Quote the data exactly, first line to the line containing "(title) at (352,53)", with no pictures.

════

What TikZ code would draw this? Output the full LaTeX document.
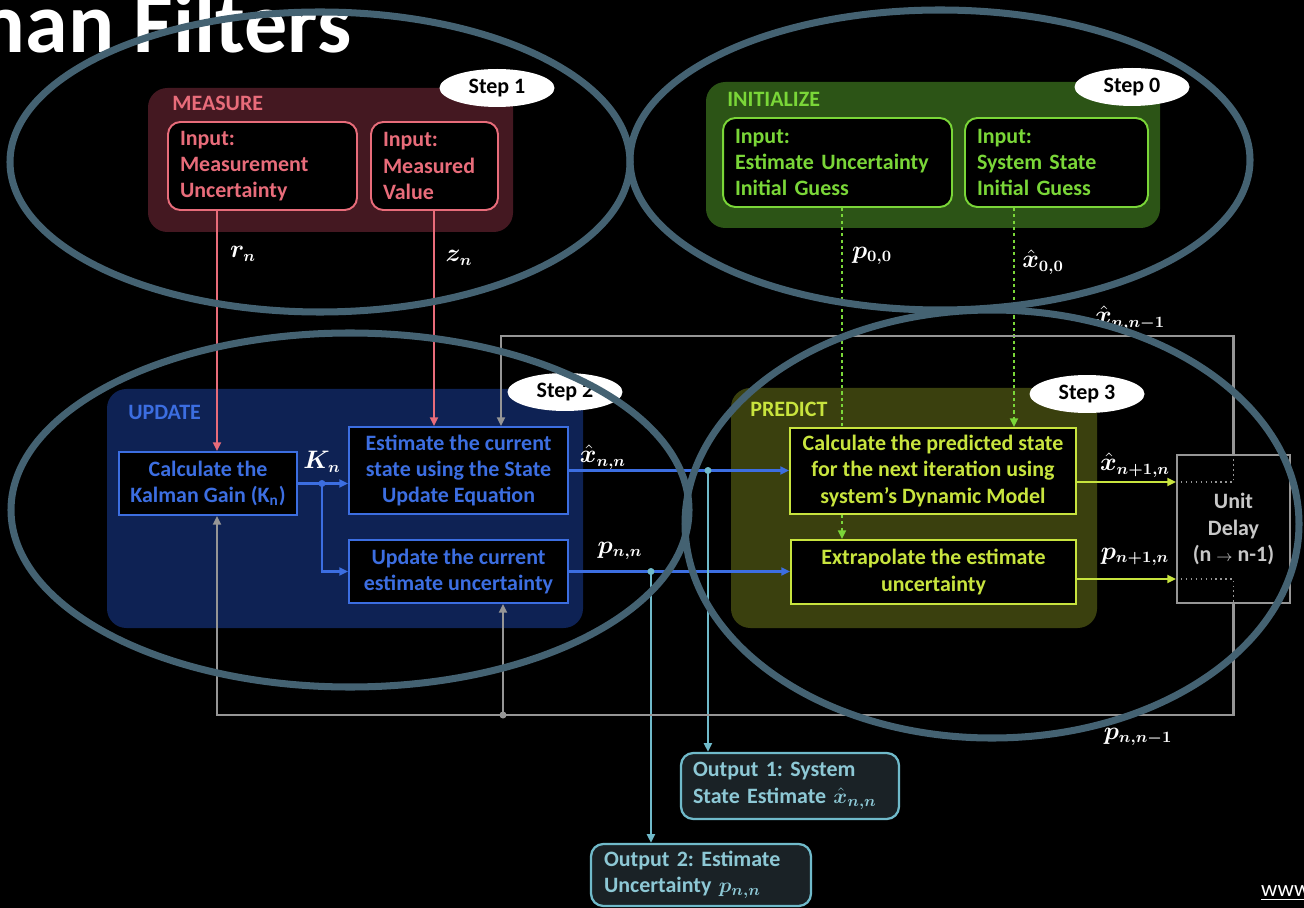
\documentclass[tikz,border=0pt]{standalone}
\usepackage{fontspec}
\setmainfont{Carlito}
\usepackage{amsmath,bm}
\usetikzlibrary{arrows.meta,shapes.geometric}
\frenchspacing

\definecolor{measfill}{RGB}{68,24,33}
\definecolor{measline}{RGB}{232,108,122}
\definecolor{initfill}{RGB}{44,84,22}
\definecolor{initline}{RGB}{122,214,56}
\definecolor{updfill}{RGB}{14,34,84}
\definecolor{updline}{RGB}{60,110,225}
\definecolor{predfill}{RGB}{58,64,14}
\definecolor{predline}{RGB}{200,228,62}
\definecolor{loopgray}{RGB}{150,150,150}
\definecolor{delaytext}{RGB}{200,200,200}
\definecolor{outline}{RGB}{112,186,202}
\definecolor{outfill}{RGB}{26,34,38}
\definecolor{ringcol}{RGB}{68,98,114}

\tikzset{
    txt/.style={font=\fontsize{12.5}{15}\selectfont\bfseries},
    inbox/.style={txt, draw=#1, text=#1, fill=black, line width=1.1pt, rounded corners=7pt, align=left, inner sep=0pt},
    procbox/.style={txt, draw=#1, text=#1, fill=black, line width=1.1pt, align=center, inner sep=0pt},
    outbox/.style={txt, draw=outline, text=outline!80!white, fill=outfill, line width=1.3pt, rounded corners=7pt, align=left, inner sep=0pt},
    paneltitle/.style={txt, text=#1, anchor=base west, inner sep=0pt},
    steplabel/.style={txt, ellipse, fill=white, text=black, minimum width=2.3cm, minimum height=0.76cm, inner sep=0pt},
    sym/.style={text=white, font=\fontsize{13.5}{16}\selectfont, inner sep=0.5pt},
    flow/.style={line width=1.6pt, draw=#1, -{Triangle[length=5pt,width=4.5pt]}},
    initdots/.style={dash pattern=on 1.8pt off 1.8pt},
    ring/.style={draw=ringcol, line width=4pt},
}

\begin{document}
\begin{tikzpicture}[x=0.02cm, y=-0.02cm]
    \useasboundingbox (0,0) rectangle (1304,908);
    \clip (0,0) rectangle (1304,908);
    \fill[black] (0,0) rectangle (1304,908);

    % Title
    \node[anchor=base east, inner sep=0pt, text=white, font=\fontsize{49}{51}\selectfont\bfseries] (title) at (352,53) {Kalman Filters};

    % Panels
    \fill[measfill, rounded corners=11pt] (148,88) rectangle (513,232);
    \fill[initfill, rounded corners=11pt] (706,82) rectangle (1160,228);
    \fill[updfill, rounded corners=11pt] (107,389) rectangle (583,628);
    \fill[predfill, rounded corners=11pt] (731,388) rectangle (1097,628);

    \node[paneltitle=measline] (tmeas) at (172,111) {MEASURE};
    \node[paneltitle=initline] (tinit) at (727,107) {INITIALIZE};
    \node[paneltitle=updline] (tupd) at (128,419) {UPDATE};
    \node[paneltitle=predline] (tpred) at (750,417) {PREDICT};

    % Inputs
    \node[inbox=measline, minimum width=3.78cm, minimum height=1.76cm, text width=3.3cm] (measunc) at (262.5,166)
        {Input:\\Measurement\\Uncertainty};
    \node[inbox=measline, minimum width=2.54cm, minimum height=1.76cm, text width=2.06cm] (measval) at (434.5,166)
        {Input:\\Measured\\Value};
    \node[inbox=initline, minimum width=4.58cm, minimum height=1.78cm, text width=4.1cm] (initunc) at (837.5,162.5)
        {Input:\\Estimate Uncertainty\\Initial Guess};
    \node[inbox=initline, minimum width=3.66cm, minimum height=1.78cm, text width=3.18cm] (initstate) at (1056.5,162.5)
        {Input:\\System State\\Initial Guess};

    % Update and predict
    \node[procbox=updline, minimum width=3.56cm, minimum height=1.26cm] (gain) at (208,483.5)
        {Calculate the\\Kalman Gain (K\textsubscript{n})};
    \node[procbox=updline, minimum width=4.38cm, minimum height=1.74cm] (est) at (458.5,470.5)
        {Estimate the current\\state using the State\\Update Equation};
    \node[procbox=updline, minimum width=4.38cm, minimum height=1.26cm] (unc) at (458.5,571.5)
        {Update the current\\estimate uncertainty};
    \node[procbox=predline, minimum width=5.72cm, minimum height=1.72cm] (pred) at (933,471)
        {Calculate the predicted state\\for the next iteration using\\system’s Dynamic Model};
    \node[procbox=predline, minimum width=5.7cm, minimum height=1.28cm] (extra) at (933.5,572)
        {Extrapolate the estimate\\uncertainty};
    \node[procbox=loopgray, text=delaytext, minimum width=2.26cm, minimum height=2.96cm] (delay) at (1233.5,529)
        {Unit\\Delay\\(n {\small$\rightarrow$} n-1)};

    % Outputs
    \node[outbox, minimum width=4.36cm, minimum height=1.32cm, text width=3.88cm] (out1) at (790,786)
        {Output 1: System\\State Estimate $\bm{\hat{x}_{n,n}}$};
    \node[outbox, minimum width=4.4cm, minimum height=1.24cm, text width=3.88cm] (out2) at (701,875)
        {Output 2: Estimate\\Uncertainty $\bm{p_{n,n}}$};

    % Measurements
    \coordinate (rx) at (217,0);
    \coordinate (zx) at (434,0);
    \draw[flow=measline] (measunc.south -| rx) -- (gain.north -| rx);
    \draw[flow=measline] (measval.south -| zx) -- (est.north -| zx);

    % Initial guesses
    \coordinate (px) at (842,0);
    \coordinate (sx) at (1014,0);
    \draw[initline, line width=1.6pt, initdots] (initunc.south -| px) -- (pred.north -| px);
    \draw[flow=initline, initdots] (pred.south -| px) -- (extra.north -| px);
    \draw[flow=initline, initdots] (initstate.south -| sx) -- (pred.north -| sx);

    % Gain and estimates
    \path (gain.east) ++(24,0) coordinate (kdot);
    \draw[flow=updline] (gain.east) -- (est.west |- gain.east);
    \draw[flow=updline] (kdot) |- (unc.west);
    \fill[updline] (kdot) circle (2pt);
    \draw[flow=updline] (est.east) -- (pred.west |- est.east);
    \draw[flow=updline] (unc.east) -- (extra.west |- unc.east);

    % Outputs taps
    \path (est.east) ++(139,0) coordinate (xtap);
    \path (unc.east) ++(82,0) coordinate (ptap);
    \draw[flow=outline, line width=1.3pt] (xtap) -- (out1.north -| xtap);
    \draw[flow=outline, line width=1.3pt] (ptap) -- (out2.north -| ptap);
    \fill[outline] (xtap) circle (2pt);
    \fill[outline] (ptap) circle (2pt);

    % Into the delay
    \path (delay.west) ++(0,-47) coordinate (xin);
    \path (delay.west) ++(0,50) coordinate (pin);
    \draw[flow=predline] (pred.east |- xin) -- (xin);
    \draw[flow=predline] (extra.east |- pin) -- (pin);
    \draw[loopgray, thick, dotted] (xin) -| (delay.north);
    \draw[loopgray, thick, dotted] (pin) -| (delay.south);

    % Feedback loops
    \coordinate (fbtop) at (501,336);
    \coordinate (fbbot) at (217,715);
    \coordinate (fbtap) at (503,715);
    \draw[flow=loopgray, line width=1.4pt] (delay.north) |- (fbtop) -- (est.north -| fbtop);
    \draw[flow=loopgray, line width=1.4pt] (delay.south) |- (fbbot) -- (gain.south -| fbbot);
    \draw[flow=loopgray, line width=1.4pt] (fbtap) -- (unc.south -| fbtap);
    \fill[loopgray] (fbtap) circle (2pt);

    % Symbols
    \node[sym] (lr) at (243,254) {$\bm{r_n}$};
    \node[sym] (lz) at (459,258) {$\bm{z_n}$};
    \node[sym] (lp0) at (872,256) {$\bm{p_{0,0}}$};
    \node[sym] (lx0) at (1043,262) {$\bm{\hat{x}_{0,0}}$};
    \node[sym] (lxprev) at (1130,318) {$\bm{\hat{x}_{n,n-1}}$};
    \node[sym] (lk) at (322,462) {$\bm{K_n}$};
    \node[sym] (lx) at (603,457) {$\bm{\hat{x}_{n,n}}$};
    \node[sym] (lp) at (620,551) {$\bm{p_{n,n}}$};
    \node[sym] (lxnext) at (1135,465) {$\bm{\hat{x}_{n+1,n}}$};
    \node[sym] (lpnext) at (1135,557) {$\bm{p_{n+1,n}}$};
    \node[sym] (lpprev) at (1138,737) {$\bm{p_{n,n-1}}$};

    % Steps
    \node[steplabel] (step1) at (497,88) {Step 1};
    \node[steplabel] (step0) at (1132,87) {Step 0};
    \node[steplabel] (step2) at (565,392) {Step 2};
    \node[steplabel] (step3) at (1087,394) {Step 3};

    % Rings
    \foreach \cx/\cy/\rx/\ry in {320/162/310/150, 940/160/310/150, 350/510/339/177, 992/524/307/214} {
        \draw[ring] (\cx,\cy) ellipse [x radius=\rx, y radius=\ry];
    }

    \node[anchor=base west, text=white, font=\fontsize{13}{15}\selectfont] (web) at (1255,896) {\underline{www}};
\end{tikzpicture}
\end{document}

════

▸ FULL OUTPUT:
What TikZ code would draw this? Output the full LaTeX document.
\documentclass[tikz,border=0pt]{standalone}
\usepackage{fontspec}
\setmainfont{Carlito}
\usepackage{amsmath,bm}
\usetikzlibrary{arrows.meta,shapes.geometric}
\frenchspacing

\definecolor{measfill}{RGB}{68,24,33}
\definecolor{measline}{RGB}{232,108,122}
\definecolor{initfill}{RGB}{44,84,22}
\definecolor{initline}{RGB}{122,214,56}
\definecolor{updfill}{RGB}{14,34,84}
\definecolor{updline}{RGB}{60,110,225}
\definecolor{predfill}{RGB}{58,64,14}
\definecolor{predline}{RGB}{200,228,62}
\definecolor{loopgray}{RGB}{150,150,150}
\definecolor{delaytext}{RGB}{200,200,200}
\definecolor{outline}{RGB}{112,186,202}
\definecolor{outfill}{RGB}{26,34,38}
\definecolor{ringcol}{RGB}{68,98,114}

\tikzset{
    txt/.style={font=\fontsize{12.5}{15}\selectfont\bfseries},
    inbox/.style={txt, draw=#1, text=#1, fill=black, line width=1.1pt, rounded corners=7pt, align=left, inner sep=0pt},
    procbox/.style={txt, draw=#1, text=#1, fill=black, line width=1.1pt, align=center, inner sep=0pt},
    outbox/.style={txt, draw=outline, text=outline!80!white, fill=outfill, line width=1.3pt, rounded corners=7pt, align=left, inner sep=0pt},
    paneltitle/.style={txt, text=#1, anchor=base west, inner sep=0pt},
    steplabel/.style={txt, ellipse, fill=white, text=black, minimum width=2.3cm, minimum height=0.76cm, inner sep=0pt},
    sym/.style={text=white, font=\fontsize{13.5}{16}\selectfont, inner sep=0.5pt},
    flow/.style={line width=1.6pt, draw=#1, -{Triangle[length=5pt,width=4.5pt]}},
    initdots/.style={dash pattern=on 1.8pt off 1.8pt},
    ring/.style={draw=ringcol, line width=4pt},
}

\begin{document}
\begin{tikzpicture}[x=0.02cm, y=-0.02cm]
    \useasboundingbox (0,0) rectangle (1304,908);
    \clip (0,0) rectangle (1304,908);
    \fill[black] (0,0) rectangle (1304,908);

    % Title
    \node[anchor=base east, inner sep=0pt, text=white, font=\fontsize{49}{51}\selectfont\bfseries] (title) at (352,53) {Kalman Filters};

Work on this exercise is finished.